Monday, January 11, 2010

Well, real life sets in at day 4 of the new year!

Not so happy but dealing with real life issues that will affect my life for a long time.

My son, who has known for 3 months that I was gay has flown the coop. I knew he would, just like his sister, and I am very surprised it lasted 3 months. He just can't handle it. He has made his decision based on his religious beliefs and he is entitled to his opinion. He made his decision and I am not stopping him from exercising the choice to leave this house. I don't want him to hurt and that is all he does here,he is hurt, and grumbles, and complains when I ask him to do anything for me. After the ex left, I needed help and as a 14 yr old. he should help around the house and do something other than sit his butt on the computer or his XBOX 360 when he is at home. He has chores to do but he does not do them.

We had a huge discussion about his feelings and he spewed out nasty things about my new lifestyle and my girlfriend. I asked him if I changed who I was, if I were straight and if Susan did not exist in our lives, would he come back? His answer was no.

If being gay was something I could change, I would have 25 years ago. I have been trying to hide and suppress feelings for all those years. They do not go away! And now I am dealing with them in the most positive way I know how. By living openly and honestly. I am happy with my decision for the most part, except it hurting members of my family. I can't help that. I have to be who I am.

Susan, my life partner, if she'll have me (already know the answer,:)), is an honest, caring person who has made her life and accomplishments anybody would be proud of.
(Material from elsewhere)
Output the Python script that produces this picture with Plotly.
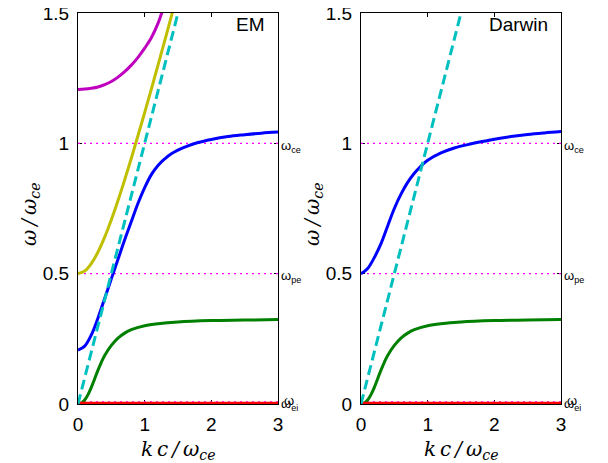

She is a wonderful cook, loves to play board games, computer games, video games, knows all kinds of sports, loves to travel, watch movies or visit with long time friends in different cities. She is a beautiful person and I am so lucky to have her in my life. She sees in me the kind of person I have always wanted to be and was too afraid to show. I am open and honest with her, with no secrets. There were always secrets to my life, things I had to hide or conceal in any kind of relationship. I don't have to hide anymore. That is so comforting and scary at the same time. I know as time passes and we get to know each other better and live as one family, all those insecurities will go away because she is the kind of person who wants only the best for you. My best is her...

Have a great day!!!

4 comments:

noexcuses said...

Andi,

I admire you for your honesty. I hope that your kids will come around and love you for the beautiful person that you are.

liz

Andi said...

Thanks. I appreciate your comment. Check your fb account. Love ya!

Anonymous said...

Geeze, Andi, this is very sad news. I don't know what to say. Gotta be rough for you, I'd expect.
Just love your son. Hang in there. 'Bout all you can do.

I am the working poor. said...

I just found your blog. What a heartbreaking story! Too often children can make rash decisions based on other peoples opinions, such as their friends or an ex who speaks negatively. I hope he comes around soon.